Evaluate the patterns you see.

Expect to discover behaviors that are inhibiting your progress. This is the point of the exercise.

No need to judge yourself for not being perfect.

Do you complain there is no time to cook or exercise, but find you’re spending 2 hours watching TV each day? That’s helpful for you to recognize, especially if your goal is to improve your health or fitness (which I think it is if you’re reading my blog). =-)

With self-compassion, call it like you see it.

After evaluating patterns, ask if your behavior is moving you closer to your goal. Decide which behavior to work on first.

Most of us need support and accountability in improving our behavior. For example, I work out with a trainer because it ensures I’ll actually workout. Without him, I just putz around.

Big goals, like quitting smoking or losing 100 pounds, need to be broken down into smaller, simpler steps. For help with making SMARTER goals, see my post here.

Your attitude and subconscious beliefs

Sometimes, we don’t really believe that we can achieve what we say we want. Or, we say we want something, but we aren’t willing to make the sacrifices it takes to achieve it.
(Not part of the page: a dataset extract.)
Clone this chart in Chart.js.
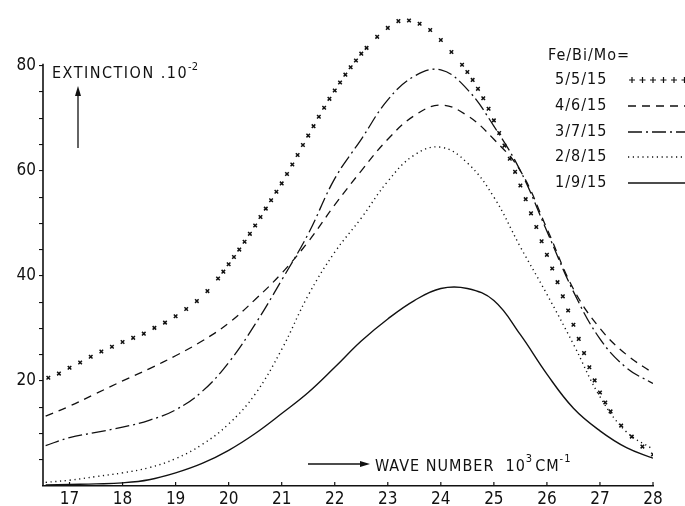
<!DOCTYPE html>
<html>
<head>
<meta charset="utf-8">
<script src="https://cdn.jsdelivr.net/npm/chart.js@4.4.1/dist/chart.umd.min.js"></script>
<style>
  html, body { margin: 0; padding: 0; background: #fff; }
  canvas { display: block; }
</style>
</head>
<body>
<canvas id="chart" width="685" height="506"></canvas>
<script>
// wave number (10^3 cm^-1) for the line curves
const lineX = [16.55, 17, 17.5, 18, 18.5, 19, 19.5, 20, 20.5, 21, 21.5, 22, 22.5, 23, 23.5, 24, 24.5, 25, 25.5, 26, 26.5, 27, 27.5, 28];
const ext46 = [13.3, 15.2, 17.6, 20.0, 22.3, 24.8, 27.6, 31.0, 35.5, 40.5, 46.5, 53.5, 60.0, 66.0, 70.5, 72.5, 70.5, 66.0, 60.0, 49.0, 37.5, 30.0, 25.0, 21.5];
const ext37 = [7.7, 9.2, 10.2, 11.2, 12.5, 14.5, 18.0, 23.5, 30.8, 39.2, 48.0, 58.5, 66.0, 73.5, 78.0, 79.2, 75.5, 68.5, 60.0, 48.5, 37.0, 28.0, 22.5, 19.5];
const ext28 = [0.7, 1.1, 1.8, 2.5, 3.5, 5.2, 7.9, 11.8, 17.5, 26.0, 36.3, 44.5, 51.0, 58.0, 63.0, 64.5, 61.5, 55.0, 45.5, 36.5, 27.0, 17.0, 10.3, 7.0];
const ext19 = [0.2, 0.3, 0.4, 0.6, 1.2, 2.5, 4.3, 6.8, 10.0, 13.8, 17.8, 22.6, 27.6, 31.8, 35.3, 37.6, 37.6, 35.3, 28.8, 21.3, 14.8, 10.5, 7.3, 5.3];

// 5/5/15 is drawn as crosses only
const crossX = [16.6, 16.8, 17.0, 17.2, 17.4, 17.6, 17.8, 18.0, 18.2, 18.4, 18.6, 18.8, 19.0, 19.2, 19.4, 19.6, 19.8,
  19.9, 20.0, 20.1, 20.2, 20.3, 20.4, 20.5, 20.6, 20.7, 20.8, 20.9, 21.0, 21.1, 21.2, 21.3, 21.4, 21.5, 21.6, 21.7, 21.8, 21.9,
  22.0, 22.1, 22.2, 22.3, 22.4, 22.5, 22.6, 22.8, 23.0, 23.2, 23.4, 23.6, 23.8, 24.0, 24.2, 24.4,
  24.5, 24.6, 24.7, 24.8, 24.9, 25.0, 25.1, 25.2, 25.3, 25.4, 25.5, 25.6, 25.7, 25.8, 25.9,
  26.0, 26.1, 26.2, 26.3, 26.4, 26.5, 26.6, 26.7, 26.8, 26.9, 27.0, 27.1, 27.2, 27.4, 27.6, 27.8, 28.0];
const ext55 = [20.6, 21.4, 22.5, 23.5, 24.6, 25.6, 26.5, 27.4, 28.2, 29.0, 30.1, 31.1, 32.3, 33.7, 35.2, 37.1, 39.5,
  40.8, 42.2, 43.6, 45.0, 46.5, 48.0, 49.6, 51.2, 52.8, 54.4, 56.0, 57.6, 59.4, 61.2, 63.0, 64.9, 66.7, 68.5, 70.3, 72.0, 73.7,
  75.3, 76.8, 78.3, 79.7, 81.0, 82.3, 83.4, 85.5, 87.2, 88.5, 88.6, 88.0, 86.8, 84.9, 82.6, 80.2,
  78.8, 77.3, 75.6, 73.8, 71.8, 69.6, 67.2, 64.8, 62.3, 59.8, 57.2, 54.6, 51.9, 49.3, 46.6,
  44.0, 41.4, 38.8, 36.1, 33.4, 30.7, 28.0, 25.3, 22.6, 20.1, 17.8, 15.9, 14.2, 11.5, 9.4, 7.5, 6.0];

const legendTitle = "Fe/Bi/Mo=";
const seriesNames = ["5/5/15", "4/6/15", "3/7/15", "2/8/15", "1/9/15"];
const xTickValues = [17, 18, 19, 20, 21, 22, 23, 24, 25, 26, 27, 28];
const yTickValues = [5, 10, 15, 20, 25, 30, 35, 40, 45, 50, 55, 60, 65, 70, 75, 80];
const yLabelValues = [20, 40, 60, 80];

const FONT = "'DejaVu Sans Condensed', 'Liberation Sans Narrow', sans-serif";
const INK = "#111";

function pts(xs, ys) {
  return xs.map((x, i) => ({ x: x, y: ys[i] }));
}

function lineSet(label, data, dash, width) {
  return {
    label: label,
    data: data,
    showLine: true,
    borderColor: INK,
    borderWidth: width,
    borderDash: dash,
    pointRadius: 0,
    tension: 0.4
  };
}

const datasets = [
  {
    label: seriesNames[0],
    data: pts(crossX, ext55),
    showLine: false,
    pointStyle: "crossRot",
    pointRadius: 2.5,
    borderColor: INK,
    borderWidth: 1.5
  },
  lineSet(seriesNames[1], pts(lineX, ext46), [8, 6], 1.3),
  lineSet(seriesNames[2], pts(lineX, ext37), [14, 4, 2, 4], 1.3),
  lineSet(seriesNames[3], pts(lineX, ext28), [1.2, 3.6], 1.4),
  lineSet(seriesNames[4], pts(lineX, ext19), [], 1.4)
];

function plus(ctx, x, y, r) {
  ctx.beginPath();
  ctx.moveTo(x - r, y); ctx.lineTo(x + r, y);
  ctx.moveTo(x, y - r); ctx.lineTo(x, y + r);
  ctx.stroke();
}

// axis line, inner x ticks, legend and the two axis captions
const decorations = {
  id: "decorations",
  afterDraw(chart) {
    const ctx = chart.ctx;
    const xs = chart.scales.x, ys = chart.scales.y;
    const area = chart.chartArea;
    ctx.save();
    ctx.strokeStyle = INK;
    ctx.fillStyle = INK;

    // y axis line runs only up to the 80 mark
    ctx.lineWidth = 1.6;
    ctx.beginPath();
    ctx.moveTo(area.left, ys.getPixelForValue(0));
    ctx.lineTo(area.left, ys.getPixelForValue(80) - 2);
    ctx.stroke();

    // x ticks point into the plot
    ctx.lineWidth = 1.2;
    xTickValues.forEach(v => {
      const px = xs.getPixelForValue(v);
      ctx.beginPath();
      ctx.moveTo(px, area.bottom);
      ctx.lineTo(px, area.bottom - 4);
      ctx.stroke();
    });

    // legend
    ctx.font = "16px " + FONT;
    ctx.textBaseline = "middle";
    ctx.textAlign = "left";
    ctx.letterSpacing = "1px";
    ctx.fillText(legendTitle, 548, 56);
    const rowY = [80, 106, 132, 157, 183];
    chart.data.datasets.forEach((ds, i) => {
      const y = rowY[i];
      ctx.fillText(ds.label, 555, y);
      if (i === 0) {
        ctx.lineWidth = 1.2;
        for (let k = 0; k < 6; k++) plus(ctx, 632 + k * 10.5, y, 3);
      } else {
        ctx.lineWidth = ds.borderWidth;
        ctx.setLineDash(ds.borderDash);
        ctx.beginPath();
        ctx.moveTo(628, y);
        ctx.lineTo(685, y);
        ctx.stroke();
        ctx.setLineDash([]);
      }
    });

    // y caption with upward arrow
    ctx.font = "16px " + FONT;
    ctx.letterSpacing = "1.5px";
    ctx.textBaseline = "alphabetic";
    ctx.fillText("EXTINCTION .10", 52, 78);
    let w = ctx.measureText("EXTINCTION .10").width;
    ctx.font = "11px " + FONT;
    ctx.letterSpacing = "0px";
    ctx.fillText("-2", 52 + w, 70);

    ctx.lineWidth = 1.3;
    ctx.beginPath();
    ctx.moveTo(78, 148);
    ctx.lineTo(78, 94);
    ctx.stroke();
    ctx.beginPath();
    ctx.moveTo(78, 86); ctx.lineTo(75, 96); ctx.lineTo(81, 96);
    ctx.closePath();
    ctx.fill();

    // x caption with right arrow
    ctx.beginPath();
    ctx.moveTo(308, 464);
    ctx.lineTo(362, 464);
    ctx.stroke();
    ctx.beginPath();
    ctx.moveTo(370, 464); ctx.lineTo(360, 461); ctx.lineTo(360, 467);
    ctx.closePath();
    ctx.fill();

    ctx.font = "16px " + FONT;
    ctx.letterSpacing = "1px";
    let x = 375;
    ctx.fillText("WAVE NUMBER  10", x, 471);
    x += ctx.measureText("WAVE NUMBER  10").width;
    ctx.font = "11px " + FONT;
    ctx.fillText("3", x, 462);
    x += ctx.measureText("3").width + 2;
    ctx.font = "16px " + FONT;
    ctx.fillText("CM", x, 471);
    x += ctx.measureText("CM").width;
    ctx.font = "11px " + FONT;
    ctx.fillText("-1", x, 462);
    ctx.restore();
  }
};

new Chart(document.getElementById("chart"), {
  type: "scatter",
  data: { datasets: datasets },
  options: {
    responsive: false,
    animation: false,
    devicePixelRatio: 1,
    layout: { padding: { top: 6, right: 32, left: 0, bottom: 0 } },
    plugins: {
      legend: { display: false },
      tooltip: { enabled: false }
    },
    scales: {
      x: {
        type: "linear",
        min: 16.5,
        max: 28,
        afterBuildTicks: axis => { axis.ticks = xTickValues.map(v => ({ value: v })); },
        afterFit: scale => { scale.height = 20; },
        border: { display: true, color: INK, width: 1.6 },
        grid: { display: true, drawOnChartArea: false, drawTicks: false, color: "rgba(0,0,0,0)" },
        ticks: {
          color: INK,
          padding: 3,
          maxRotation: 0,
          autoSkip: false,
          font: { family: FONT, size: 17 },
          callback: v => String(v)
        }
      },
      y: {
        type: "linear",
        min: 0,
        max: 90,
        afterBuildTicks: axis => { axis.ticks = yTickValues.map(v => ({ value: v })); },
        afterFit: scale => { scale.width = 43; },
        border: { display: false },
        grid: { display: true, drawOnChartArea: false, drawTicks: true, tickLength: 4, color: INK, lineWidth: 1.1 },
        ticks: {
          color: INK,
          padding: 3,
          autoSkip: false,
          font: { family: FONT, size: 17 },
          callback: v => (yLabelValues.includes(v) ? String(v) : "")
        }
      }
    }
  },
  plugins: [decorations]
});
</script>
</body>
</html>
To better understand how your subconscious may be limiting you, check in with these two interviews about how the subconscious mind works.

Releasing Subconscious Barriers, a podcast with Tina Huang, PhD in neuroscience
Stop Spinning Your Wheels: How to Get What You Want, a podcast with Bea Soyla (professional hypnotherapist)

 Here are resources from my library to support you in your journey:

  • The Power of Habit, by Charles Duhigg. (I have it on audio and in hard-copy. Great book!)
  • Better Than Before: Mastering the Habits of Our Everyday Lives by Gretchen Rubin (from the author of the Happiness Project)

As Mr. Rivas famously says, A dream is a goal with a date on it. It’s only a wish if you haven’t set a date and broken down your action steps to achieve it.